Трудно переоценить роль августовского путча 1991 года в развале СССР. Продемонстрированные старой номенклатурой нерешительность и организационное бессилие окончательно убедили население в том, что ничего полезного для «простого человека» от старой системы ждать не приходится. К концу года, когда экономическая ситуация настолько обострилась, что реальной оказалась угроза голода, «национальные бюрократии» воспринимались населением как более близкие и перспективные, чем несостоятельное союзное руководство. Отсюда и вполне равнодушное отношение масс, поддержавших в марте на референдуме идею сохранения Союза, к его ликвидации в результате «беловежских соглашений». И особую роль в ликвидации СССР сыграла Украина, властная элита которой в последние два года перестройки успела ощутить преимущества независимости от диктата, а население верило в исключительную экономическую мощь страны, которой не дают реализоваться в полной мере только союзные путы. Кроме того, в эти годы в массовом сознании преобладало романтическое отношение к демократии как возможному источнику достижения уровня жизни, подобного тому, который существовал в развитых капиталистических государствах. И хотя формально компартия Украины была к тому времени запрещена, в стране сохранялось своеобразное «единство партии и народа»: властная элита, демократическая оппозиция и большинство населения поддерживали перспективу независимого существования страны. Пожалуй, именно Украина сыграла решающую роль в окончательном банкротстве идеи обновленного Союза, поскольку Ельцин и его российские соратники вполне допускали какие-либо варианты сохранения единого государства (при условии отстранения от власти М. Горбачева).

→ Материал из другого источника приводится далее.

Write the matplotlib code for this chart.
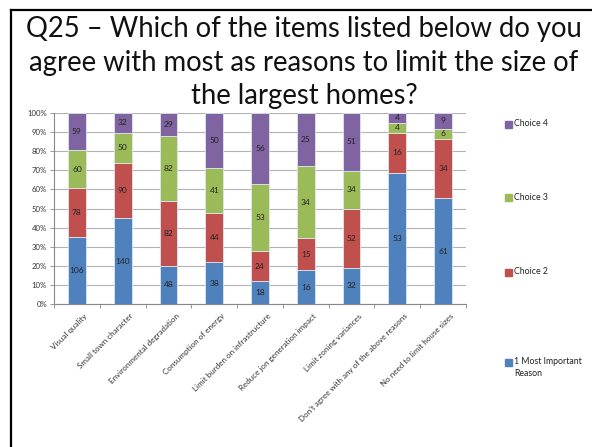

Взрывной характер изменения институциональных основ советского общества в результате развала СССР и сопровождавших этот процесс политических, экономических и социально-культурных изменений вряд ли кто-либо станет оспаривать. Достаточно сказать о самом феномене развала сверхдержавы, об утрате господства коммунистической идеологии и уничтожении института однопартийности, о ликвидации монополии института государственной собственности, об исчезновении одиозных тоталитарных институтов в сфере духовной жизни. Трудно назвать хотя бы один социальный институт, который не был бы полностью или частично разрушен в результате постсоветских преобразований. Принципиальные изменения не коснулись разве что института семьи. Разрушение старых социальных институтов осуществлялось законодательным путем, с последующей коренной реорганизацией институциональных учреждений. Каким бы экономически неэффективным ни был процесс приватизации государственной собственности в первые годы его осуществления, он основывался на легальном базисе, исключающем возможность государственной монополии на собственность в сфере производства и торговли. Как бы близок по духу ни был институт исполнительной власти в постсоветских государствах к советской партийной монополии, его законодательно определенные полномочия и сам способ функционирования (на основе демократических выборов) принципиально отличаются от института однопартийной власти. Таким образом, можно с уверенностью утверждать, что старые социальные институты, обеспечивавшие определенную социальную стабильность и интегрированность общества, в результате посткоммунистической трансформации утратили по крайней мере два из трех институциональных атрибутов – легальность и организационную инфраструктуру.